The film has been produced by Mediacorp Singapore, KBS Korea and NHK Japan that organise the Asian Pitch every year where they select 15 Asian film makers to pitch documentary projects. Of these, three are selected for full funding. Faiza and her team got the funding the first time the Asian Pitch was organised. The film has two edited versions. One has a running time of 52 minutes and the other has a footage that runs for 79 minutes.

If there are differences between a documentary and a feature film, Faiza Khan's Supermen of Malegaon dispels them all. It fluidly steps into the real lives of these people who have sought to raise hope through an alternative profession with minimum infrastructure and even lesser funding. It effectively explores the inner spaces of their struggles, triumphs and setbacks. In a manner or speaking, it takes apart the glamour attached to Indian films and film-making.

In doing so, it throws up reflective journeys that question, disturb and inspire. "I think it is a symbol of hope, not just for anyone who wants to make films but for just about anybody. Their audacity if I may call it that, to take up something so difficult in completely hostile circumstances and succeed at it, is something to be inspired by," Faiza sums up.

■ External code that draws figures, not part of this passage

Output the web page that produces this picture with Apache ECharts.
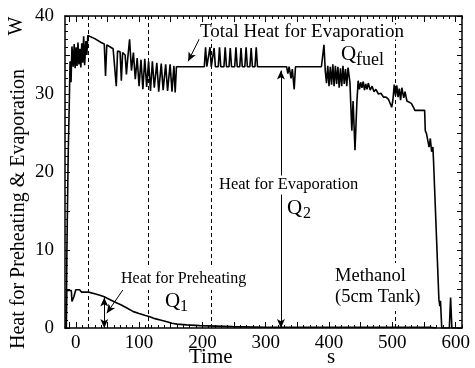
<!DOCTYPE html>
<html><head><meta charset="utf-8">
<script src="https://cdn.jsdelivr.net/npm/echarts@6/dist/echarts.min.js"></script>
<style>html,body{margin:0;padding:0;background:#fff}#c{width:475px;height:368px}</style>
</head><body><div id="c"></div>
<script>
// ---- data ----
const timeFuel = [-15,-14,-12,-10,-9,-7.5,-6,-4,-2.5,-1,0.5,2,3.5,5,6.5,8,9.5,11,12.5,14,16,17.5,19,30,40,45,47,49,55,59,62,64,66,70,72,74,78,80,82,85,88,91,94,97,100,103,106,109,112,115,118,121,124,128,131,135,138,142,145,149,152,155,157,159,
  203,205,207, 210,212,214, 216.5,218.5,220.5, 225,227,229, 234,236,238, 242,244,246, 251,253,255, 259,261,263, 267,269,271, 275,277,279, 283,285,287,
  333,335,337,340,342,345,347,388,390,392,394,396,398,400,402,404,406,408,410,412,414,416,418,420,422,424,426,428,430,433,436,438,441,444,446,448,450,452,454,456,458,460,462,465,468,471,474,478,482,486,490,494,497,499,501,503,505,507,509,511,513,515,518,520,523,526,530,534,535.5,551,552,554,556,558,560,562,564,565,573.5,575,576,578,590,592,594,610];
const qFuel = [0,10,22,29.8,34.2,31.5,36.1,33.5,36.4,33.3,36.0,33.6,36.6,33.8,35.8,33.4,36.5,34,37.4,33.7,36.8,35,37.5,37.1,36.6,36.4,32.3,36.3,36.0,35.8,35.7,31.0,35.5,35.4,31.7,35.3,35.0,32.5,34.5,37.0,33.0,35.3,31.9,34.6,31.0,34.4,30.6,34.5,30.9,34.2,30.4,34.2,30.8,34.0,30.3,33.9,30.5,33.8,30.4,33.8,30.3,33.6,30.2,33.5,
  33.5,36.0,33.5, 33.5,36.0,33.5, 33.5,35.9,33.5, 33.5,36.0,33.5, 33.5,36.0,33.5, 33.5,35.9,33.5, 33.5,36.0,33.5, 33.5,35.9,33.5, 33.5,36.0,33.5, 33.5,35.9,33.5, 33.5,36.0,33.5,
  33.5,32.6,33.5,32.0,33.2,30.6,33.5,33.5,34.9,36.3,33.0,31.4,33.6,31.0,33.5,31.2,33.8,31.0,33.6,31.3,33.5,30.8,33.3,31.0,33.6,31.3,33.2,31.0,33.4,31.5,25.3,29.1,22.8,29.0,31.7,30.6,31.5,30.8,31.6,30.5,31.3,30.6,31.4,30.5,31.0,30.3,30.6,30.0,30.1,29.6,29.6,29.3,29.5,28.3,29.3,31.2,29.8,31.1,29.6,30.7,29.2,30.8,29.5,30.3,29.1,29.3,28.8,28.2,27.9,27.9,25.3,24.9,25.0,23.2,24.3,22.6,23.2,21.5,3.7,2.8,3.5,0,0,3.9,0,0];
const timePre = [-15,-14.5,-7,-6,-3,0,3,6,9,12,16,20,30,38,45,55,65,72,80,91,100,110,117,125,135,144,152,160,175,196,248,300,560,570];
const qPre = [0,4.8,4.8,3.4,4.0,4.9,4.8,4.9,4.6,4.8,4.6,4.6,4.4,4.2,4.0,3.6,3.2,2.95,2.6,2.1,1.85,1.6,1.45,1.2,1.0,0.8,0.6,0.5,0.4,0.3,0.17,0.1,0.1,0];
const dashedTimes = [20, 115, 214, 504];
const xTicks = [0,100,200,300,400,500,600];
const yTicks = [0,10,20,30,40];
const xMid = [-10,0,50,100,150,200,250,300,350,400,450,500,550,600];
const xMinor = [];
for (let v = -10; v <= 610; v += 10) xMinor.push(v);

const FONT = 'Liberation Serif';
const pairs = (xs, ys) => xs.map((x, i) => [x, ys[i]]);
const XMIN = -17, XMAX = 610;

const chart = echarts.init(document.getElementById('c'), null, {renderer: 'canvas'});
const lab = {color:'#000', fontFamily: FONT, fontSize: 19};
function xAx(pos, ticks, len, showLine, labels) {
  return {type:'value', position: pos, min: XMIN, max: XMAX, gridIndex:0,
    axisLine:{show: showLine, onZero:false, lineStyle:{color:'#000', width:1.5}},
    axisTick:{show:true, inside:true, length: len, customValues: ticks, lineStyle:{color:'#000', width:1}},
    axisLabel: labels ? Object.assign({show:true, customValues: xTicks, margin: 6}, lab) : {show:false},
    splitLine:{show:false}};
}
function yAx(pos, labels) {
  return {type:'value', position: pos, min:0, max:40, interval:5,
    axisLine:{show:true, onZero:false, lineStyle:{color:'#000', width:1.5}},
    axisTick:{show:true, inside:true, length:5, lineStyle:{color:'#000', width:1}},
    minorTick:{show:true, splitNumber:5, length:3, lineStyle:{color:'#000', width:1}},
    axisLabel: labels ? Object.assign({show:true, customValues: yTicks, margin: 11}, lab) : {show:false},
    splitLine:{show:false}, minorSplitLine:{show:false}};
}
const arrowLine = (a, b, sym) => ({
  type:'line', data:[], xAxisIndex:0, yAxisIndex:0, silent:true,
  markLine:{silent:true, symbol: sym, symbolSize:[6,9], label:{show:false}, animation:false,
    lineStyle:{color:'#000', width:1, type:'solid'}, emphasis:{disabled:true},
    data:[[{coord:a},{coord:b}]]}
});
const txt = (text, x, y, size, opts) => Object.assign({type:'text', x, y, z:100,
  style: Object.assign({text, fontFamily: FONT, fontSize: size, fill:'#000', align:'left', verticalAlign:'middle'}, opts||{})});

chart.setOption({
  animation:false,
  backgroundColor:'#fff',
  grid:{left:65, right:13, top:16, bottom:40},
  xAxis:[xAx('bottom', xMid, 6, true, true), xAx('bottom', xMinor, 3, false, false),
         xAx('top', xMid, 6, true, false), xAx('top', xMinor, 3, false, false)],
  yAxis:[yAx('left', true), yAx('right', false)],
  series:[
    {type:'line', data: pairs(timeFuel, qFuel), showSymbol:false, symbol:'none', z:5,
     lineStyle:{color:'#000', width:1.6}},
    {type:'line', data: pairs(timePre, qPre), showSymbol:false, symbol:'none', z:5,
     lineStyle:{color:'#000', width:1.6}},
    {type:'line', data:[], silent:true,
     markLine:{silent:true, symbol:'none', label:{show:false}, animation:false,
       lineStyle:{color:'#000', width:1, type:[4,3]},
       data: dashedTimes.map(t => ({xAxis: t}))}},
    arrowLine([324, 33.0], [324, 0], ['arrow','arrow']),
    arrowLine([45, 3.9], [45, 0], ['arrow','arrow']),
    arrowLine([196, 37.2], [177.5, 34.2], ['none','arrow']),
    arrowLine([78, 5.3], [49, 1.9], ['none','arrow'])
  ],
  graphic:[
    txt('Total Heat for Evaporation', 199, 32, 19, {backgroundColor:'#fff', lineHeight:15, padding:[0,1]}),
    txt('Q', 341, 54, 21),
    txt('fuel', 356, 60, 18),
    txt('Heat for Evaporation', 217, 185, 16.5, {backgroundColor:'#fff', padding:[1,2]}),
    txt('Q', 287, 208, 21),
    txt('2', 303, 214, 16),
    txt('Heat for Preheating', 119, 279, 16, {backgroundColor:'#fff', padding:[3,2]}),
    txt('Q', 165, 301, 21),
    txt('1', 180, 307, 16),
    txt('Methanol\n(5cm Tank)', 333, 287, 18.5, {backgroundColor:'#fff', lineHeight:21, padding:[3,2]}),
    txt('Time', 189, 357, 21),
    txt('s', 327, 357, 21),
    {type:'text', x:19, y:209, rotation: Math.PI/2, z:100,
     style:{text:'Heat for Preheating & Evaporation', fontFamily:FONT, fontSize:20, fill:'#000', align:'center', verticalAlign:'middle'}},
    {type:'text', x:17, y:26, rotation: Math.PI/2, z:100,
     style:{text:'W', fontFamily:FONT, fontSize:20, fill:'#000', align:'center', verticalAlign:'middle'}}
  ]
});
</script></body></html>
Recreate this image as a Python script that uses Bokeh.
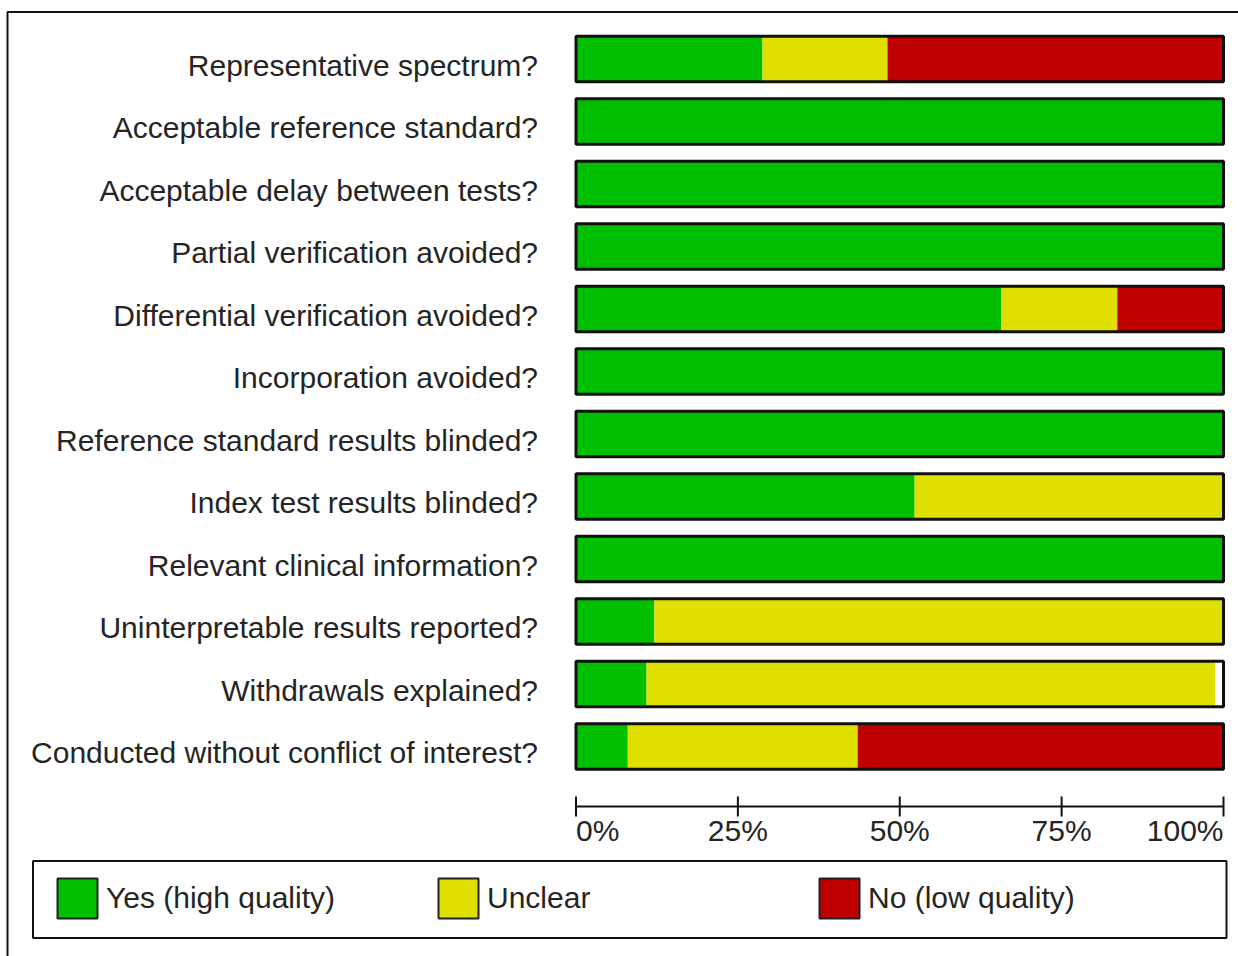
import math
from bokeh.plotting import figure
from bokeh.models import Range1d, Legend, LegendItem, BoxAnnotation
from bokeh.core.properties import value
from bokeh.embed import file_html
from bokeh.resources import INLINE

# ---------------- data ----------------
categories = [
    "Representative spectrum?",
    "Acceptable reference standard?",
    "Acceptable delay between tests?",
    "Partial verification avoided?",
    "Differential verification avoided?",
    "Incorporation avoided?",
    "Reference standard results blinded?",
    "Index test results blinded?",
    "Relevant clinical information?",
    "Uninterpretable results reported?",
    "Withdrawals explained?",
    "Conducted without conflict of interest?",
]
yes_pct = [28.8, 100, 100, 100, 65.7, 100, 100, 52.3, 100, 12.1, 10.9, 8.0]
unclear_pct = [19.3, 0, 0, 0, 17.9, 0, 0, 47.7, 0, 87.9, 87.8, 35.5]
no_pct = [51.9, 0, 0, 0, 16.4, 0, 0, 0, 0, 0, 0, 56.5]

tick_values = [0, 25, 50, 75, 100]
tick_labels = ["0%", "25%", "50%", "75%", "100%"]
legend_labels = ["Yes (high quality)", "Unclear", "No (low quality)"]
colors = ["#00BF00", "#E0E000", "#C00000"]

# ---------------- layout ----------------
W, H = 1238, 956
X0_PX, X100_PX = 575.5, 1223.0       # canvas px of 0% and 100%
ROW0_PX, ROW_STEP = 58.5, 62.5       # canvas px of first row centre, row pitch
px_per = (X100_PX - X0_PX) / 100.0

x_range = Range1d(-X0_PX / px_per, 100 + (W - X100_PX) / px_per)
y_range = Range1d((H - ROW0_PX) / ROW_STEP, -ROW0_PX / ROW_STEP)

FONT_NAME = "Liberation Sans"
FONT = value(FONT_NAME)
TXT = "#252525"
LINE = "#111111"
BAR_H = 0.73

p = figure(width=W, height=H, x_range=x_range, y_range=y_range,
           output_backend="svg", toolbar_location=None,
           x_axis_location=None, y_axis_location=None,
           min_border=0, min_border_left=0, min_border_right=0,
           min_border_top=0, min_border_bottom=0)
p.grid.visible = False
p.outline_line_color = None
p.background_fill_color = "white"
p.border_fill_color = "white"

# outer frame (its right and bottom edges lie outside the window)
p.add_layout(BoxAnnotation(left=7, right=W + 20, top=H - 11.5, bottom=-20,
                           left_units="screen", right_units="screen",
                           top_units="screen", bottom_units="screen",
                           fill_alpha=0, line_color=LINE, line_width=2,
                           line_alpha=1))

idx = list(range(len(categories)))
left = [0.0] * len(categories)
stack = []
for vals, col in zip([yes_pct, unclear_pct, no_pct], colors):
    right = [l + v for l, v in zip(left, vals)]
    stack.append((left, right, col))
    p.hbar(y=idx, left=left, right=right, height=BAR_H,
           fill_color=col, line_color=None)
    left = right

# bar outlines (full 0-100 % frame)
p.hbar(y=idx, left=[0] * len(idx), right=[100] * len(idx), height=BAR_H,
       fill_color=None, line_color=LINE, line_width=3)

# category labels
p.text(x=[0] * len(idx), y=idx, text=categories, x_offset=-38, y_offset=6,
       text_align="right", text_baseline="middle",
       text_font=FONT, text_font_size="30px", text_color=TXT)

# percentage axis
AXIS_Y = len(categories) - 1 + 60 / ROW_STEP
p.segment(x0=[tick_values[0]], y0=[AXIS_Y], x1=[tick_values[-1]], y1=[AXIS_Y],
          line_color=LINE, line_width=2)
p.scatter(x=tick_values, y=[AXIS_Y] * len(tick_values), marker="dash",
          angle=math.pi / 2, size=20, line_color=LINE, line_width=2)
groups = [([0], "left"), ([1, 2, 3], "center"), ([4], "right")]
for ids, al in groups:
    p.text(x=[tick_values[i] for i in ids], y=[AXIS_Y] * len(ids),
           text=[tick_labels[i] for i in ids], y_offset=24,
           text_align=al, text_baseline="alphabetic",
           text_font=FONT, text_font_size="30px", text_color=TXT)

# legend frame
p.add_layout(BoxAnnotation(left=32.5, right=1226, top=H - 860.5, bottom=H - 937.5,
                           left_units="screen", right_units="screen",
                           top_units="screen", bottom_units="screen",
                           fill_color="white", fill_alpha=1,
                           line_color=LINE, line_width=2, line_alpha=1))

# legend (swatches drawn from hidden, outlined copies of the stacked bars)
leg_renderers = [p.hbar(y=idx, left=l, right=r, height=BAR_H, fill_color=c,
                        line_color="#222222", line_width=2, visible=False)
                 for l, r, c in stack]
legend = Legend(items=[LegendItem(label=lab, renderers=[r])
                       for lab, r in zip(legend_labels, leg_renderers)],
                orientation="horizontal", location=(52, 33),
                glyph_width=50, glyph_height=50, label_width=327,
                label_standoff=4, spacing=0, padding=0, margin=0,
                border_line_color=None, background_fill_alpha=0,
                inactive_fill_alpha=0,
                label_text_font=FONT_NAME, label_text_font_size="30px",
                label_text_color=TXT)
p.add_layout(legend, "center")

open("out.html", "w").write(file_html(p, INLINE))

The film provokes laughter, offers entertainment, and also educates and informs without either reducing itself to becoming pedantic or turning into a somber critique of contemporary reality. It does not take pot-shots at the Establishment. Nor does it become a diatribe against any given communal or linguistic group. It sets out to entertain and entertain it most certainly does. John Grierson said, "Documentary is the creative treatment of actuality." Supermen of Malegaon smoothly and effortlessly slips into this definition.